Take pride in doing things right the first time and always be pleased you can sign your name to the paperwork that you pass along to others.

4. Always be selling because your job is about getting the sale.

If that’s how you think, then real estate sales are not your gig. Your job is about customer service and you need to listen more than you talk. Let your marketing do the sales and your mouth do the asking, not the telling, for your client’s sake.

5. Since you know better than your client, don’t be afraid to argue to make your point.

It’s your experience and knowledge that make you a great sales rep, not your skill of (or lack of) persuasion. Stick to the facts and lay out your marketing plan. If you consistently feel defensive because of your client’s attitude towards you, fire them, don’t argue with them.

6. Withhold information because you consider it “immaterial to the deal”.

Your business should be based on “full disclosure,” not sharing only the good points and hiding (or forgetting about) the bad. If you were spending your own money, would you be concerned that your real estate agent didn’t tell you about “every little thing”? Sure you would.

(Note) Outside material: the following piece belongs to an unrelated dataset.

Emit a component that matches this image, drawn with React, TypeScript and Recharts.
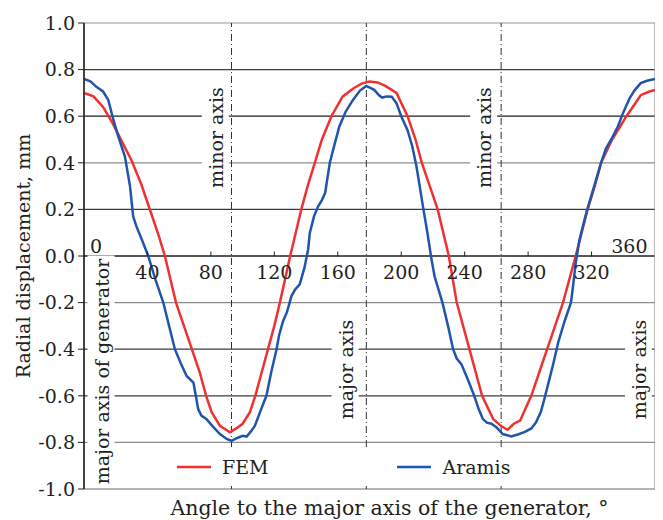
import React from 'react';
import { LineChart, Line, XAxis, YAxis, ReferenceLine } from 'recharts';

// ---------- data ----------
const xTicks = [0, 40, 80, 120, 160, 200, 240, 280, 320, 360];
const yTicks = [-1.0, -0.8, -0.6, -0.4, -0.2, 0.0, 0.2, 0.4, 0.6, 0.8, 1.0];

const femAngle = [0, 6, 12, 18, 24, 30, 36, 42, 47, 51, 58, 63, 68, 73, 77, 80.5, 85.7, 92, 96, 100, 104.6, 108, 112, 116, 120, 123.5, 130, 137, 141, 145.5, 150, 156, 163, 170, 175, 180, 185, 190, 197, 204, 209, 213, 218, 223, 230, 235, 243, 247, 251, 258, 263, 267, 271, 275, 278, 282, 287, 292, 297, 302, 310, 317.5, 322, 326, 333, 342, 351, 356, 360];
const femValue = [0.70, 0.685, 0.64, 0.57, 0.49, 0.41, 0.31, 0.19, 0.09, 0.0, -0.2, -0.3, -0.4, -0.5, -0.6, -0.67, -0.729, -0.757, -0.74, -0.72, -0.67, -0.6, -0.5, -0.4, -0.3, -0.2, 0.0, 0.2, 0.3, 0.4, 0.5, 0.6, 0.684, 0.72, 0.74, 0.749, 0.745, 0.73, 0.7, 0.6, 0.5, 0.4, 0.3, 0.2, 0.0, -0.2, -0.4, -0.5, -0.6, -0.7, -0.73, -0.746, -0.72, -0.706, -0.66, -0.6, -0.5, -0.4, -0.3, -0.2, 0.0, 0.2, 0.3, 0.4, 0.5, 0.6, 0.69, 0.705, 0.713];

const aramisAngle = [0, 4, 8, 12, 15.3, 18.5, 21.6, 25.8, 29, 31, 33, 36.5, 40.5, 45, 50, 57.3, 61, 64.7, 69, 72, 74, 77.3, 81, 85.7, 90, 93, 97, 100, 102.5, 105, 107.7, 111, 115, 118, 121.4, 123, 125.5, 128, 130.8, 133, 136, 139, 141.3, 142.4, 145, 147.6, 150, 152, 155, 158, 161, 165, 169.6, 174, 178, 183, 186, 188, 191, 194, 197, 200, 204, 207, 209.6, 213.7, 216.5, 219, 221, 226, 229.5, 232.7, 235, 238, 242, 246, 249, 251.5, 254, 256.8, 260, 264, 269.4, 274, 278, 282, 285, 288, 290, 293, 295.6, 299, 303, 307, 308.5, 310, 312.4, 316.7, 321, 326, 329, 332.4, 336.6, 339.8, 344, 347, 351, 355, 360];
const aramisValue = [0.76, 0.75, 0.725, 0.706, 0.67, 0.585, 0.513, 0.427, 0.3, 0.17, 0.128, 0.07, 0.0, -0.1, -0.2, -0.4, -0.46, -0.515, -0.543, -0.657, -0.685, -0.70, -0.73, -0.764, -0.785, -0.793, -0.78, -0.772, -0.775, -0.755, -0.729, -0.67, -0.6, -0.5, -0.4, -0.34, -0.28, -0.24, -0.172, -0.145, -0.122, -0.05, 0.028, 0.1, 0.17, 0.213, 0.24, 0.27, 0.4, 0.48, 0.556, 0.62, 0.67, 0.71, 0.73, 0.713, 0.69, 0.68, 0.685, 0.684, 0.656, 0.6, 0.54, 0.47, 0.385, 0.213, 0.1, -0.01, -0.087, -0.2, -0.3, -0.4, -0.44, -0.465, -0.53, -0.6, -0.66, -0.70, -0.715, -0.72, -0.735, -0.764, -0.774, -0.765, -0.755, -0.74, -0.714, -0.67, -0.62, -0.54, -0.47, -0.37, -0.28, -0.2, -0.12, -0.03, 0.07, 0.185, 0.285, 0.4, 0.46, 0.5, 0.556, 0.613, 0.677, 0.71, 0.742, 0.752, 0.76];

const gridValues = [1.0, 0.8, 0.6, 0.4, 0.2, -0.2, -0.4, -0.6, -0.8, -1.0];
const gridShades = ['#b8b8b8', '#3c3c3c', '#1e1e1e', '#8c8c8c', '#3c3c3c', '#8c8c8c', '#3c3c3c', '#3c3c3c', '#8c8c8c', '#9c9c9c'];

const axisMarkAngles = [93, 178, 263];
const axisMarkLabels = ['minor axis', 'major axis', 'minor axis'];

const seriesNames = ['FEM', 'Aramis'];

const femData = femAngle.map((a, i) => ({ x: a, y: femValue[i] }));
const aramisData = aramisAngle.map((a, i) => ({ x: a, y: aramisValue[i] }));

// ---------- styling ----------
const FONT = '"DejaVu Serif", serif';
const FS = 19;
const INK = '#231f20';
const RED = '#ee3131';
const BLUE = '#1f55ad';
const ZERO_Y = 248.5;

function XTick(props: any) {
  const { x, payload } = props;
  const v = payload.value;
  if (v === 0) {
    return <text x={x + 6} y={ZERO_Y - 4} textAnchor="start" fontFamily={FONT} fontSize={FS} fill={INK}>0</text>;
  }
  if (v === 360) {
    return <text x={x - 3.5} y={ZERO_Y - 4} textAnchor="end" fontFamily={FONT} fontSize={FS} fill={INK}>360</text>;
  }
  return (
    <g>
      <line x1={x} x2={x} y1={ZERO_Y} y2={ZERO_Y - 5} stroke={INK} strokeWidth={1} />
      <text x={x} y={ZERO_Y + 22} textAnchor="middle" fontFamily={FONT} fontSize={FS} fill={INK}>{v}</text>
    </g>
  );
}

function AxisNote(props: any) {
  const { viewBox, text, dx, cy, len } = props;
  if (!viewBox) return null;
  const bx = viewBox.x + dx;
  return (
    <g>
      <rect x={bx - 21} y={cy - len / 2 - 4} width={27} height={len + 8} fill="#fff" />
      <text x={bx} y={cy} transform={`rotate(-90 ${bx} ${cy})`} textAnchor="middle" fontFamily={FONT} fontSize={FS} fill={INK}>{text}</text>
    </g>
  );
}

function YTitle(props: any) {
  const { viewBox } = props;
  const x = viewBox.x + 6;
  const y = 248;
  return (
    <text x={x} y={y} transform={`rotate(-90 ${x} ${y})`} textAnchor="middle" fontFamily={FONT} fontSize={FS} fill={INK}>Radial displacement, mm</text>
  );
}

function XTitle(props: any) {
  const { viewBox } = props;
  const x = viewBox.x + viewBox.width / 2 + 20;
  const y = viewBox.y + 26;
  return (
    <text x={x} y={y} textAnchor="middle" fontFamily={FONT} fontSize={20.5} fill={INK}>Angle to the major axis of the generator, °</text>
  );
}

function LegendBox() {
  const colors = [RED, BLUE];
  const widths = [223, 130];
  return (
    <div style={{ position: 'absolute', left: 162, top: 440, width: 356, height: 38, display: 'flex', alignItems: 'center', paddingLeft: 7, boxSizing: 'border-box', background: '#fff' }}>
      {seriesNames.map((label, i) => (
        <div key={label} style={{ display: 'flex', alignItems: 'center', width: widths[i] }}>
          <svg width={34} height={4} style={{ marginRight: 11 }}>
            <line x1={0} x2={34} y1={2} y2={2} stroke={colors[i]} strokeWidth={2.5} />
          </svg>
          <span style={{ fontFamily: FONT, fontSize: FS, color: INK, lineHeight: '20px' }}>{label}</span>
        </div>
      ))}
    </div>
  );
}

export default function App() {
  return (
    <div style={{ width: 655, height: 512, position: 'relative', background: '#fff' }}>
      <LineChart width={655} height={512} margin={{ top: 15, right: 8, left: 16, bottom: 0 }}>
        <XAxis
          dataKey="x"
          type="number"
          domain={[0, 360]}
          ticks={xTicks}
          axisLine={false}
          tickLine={false}
          tick={<XTick />}
          height={31}
          allowDataOverflow
          label={<XTitle />}
        />
        <YAxis
          type="number"
          domain={[-1, 1]}
          ticks={yTicks}
          width={60}
          tickFormatter={(v: number) => v.toFixed(1)}
          tick={{ fontFamily: FONT, fontSize: FS, fill: INK }}
          tickLine={{ stroke: INK }}
          tickSize={6}
          tickMargin={3}
          axisLine={{ stroke: INK, strokeWidth: 1.2 }}
          label={<YTitle />}
        />
        {gridValues.map((v, i) => (
          <ReferenceLine key={'g' + i} y={v} stroke={gridShades[i]} strokeWidth={1.3} />
        ))}
        <ReferenceLine y={0} stroke={INK} strokeWidth={1.3} />
        {axisMarkAngles.map((a, i) => (
          <ReferenceLine
            key={'m' + i}
            x={a}
            stroke="#333"
            strokeWidth={1}
            strokeDasharray="7 3 1 3"
            label={<AxisNote text={axisMarkLabels[i]} dx={i === 1 ? -13.7 : i === 0 ? -8.7 : -10} cy={i === 1 ? 361.5 : 129.5} len={i === 1 ? 106 : 110} />}
          />
        ))}
        <ReferenceLine x={0} stroke={INK} strokeWidth={1.2} label={<AxisNote text="major axis of generator" dx={24.5} cy={363.5} len={224} />} />
        <ReferenceLine x={360} stroke="#9c9c9c" strokeWidth={1.3} label={<AxisNote text="major axis" dx={-9} cy={361.5} len={106} />} />
        <Line data={femData} dataKey="y" type="linear" stroke={RED} strokeWidth={2.5} dot={false} isAnimationActive={false} name="FEM" />
        <Line data={aramisData} dataKey="y" type="linear" stroke={BLUE} strokeWidth={2.5} dot={false} isAnimationActive={false} name="Aramis" />
      </LineChart>
      <LegendBox />
    </div>
  );
}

7. Promise things you can’t possibly follow-through with.

We all want to be liked, but your business is based on the real marketplace of real estate, not a popularity contest. If you need to make hard facts known, do it firmly and convincingly (keeping in mind that professionalism doesn’t allow for you to cross into the point of arguing).

Accept only the tasks you can accomplish and say, “I may not be the best person to handle that request but ‘so-and-so’ should be able to help you” so that you have dealt with the matter while still maintaining your positive outlook on a job well done. Ensure your recommendation can handle the requested task.

8. Price the property too low for a quick sale (and commission) or too high (for whatever reason).

After completing and presenting a professional CMA, you agree with your client on a listing price that your CMA says is too high (or you convince them to offer a price that is too low). Sure, you risk the relationship you have with your client, but your job is to sell the house “at market”, not from cloud nine or for your commission. And a later price reduction shows desperation to sell (as well as an agent’s poor advisory skills) so protect your client relationship and your own reputation by being “on market” with your CMA and by fully explaining to your client exactly what it is.

9. Allow the transaction to proceed on its own, leaving all parties to deal directly with your client.

It’s your deal. Your client hired you to guide them through the process. It falls on your shoulders to provide the necessary contact and follow-up for your client from lawyers, mortgage brokers, home inspectors, insurance companies and whoever else has a part in the successful completion of the deal.

Best practices say that you should be the contact point and provide, at a minimum, weekly progress reports directly to your client to keep the deal on track and head off any issues as they arise, not as they threaten to collapse the deal.

Common courtesy will build your personal brand faster than any other type of referral inquiries you may seek.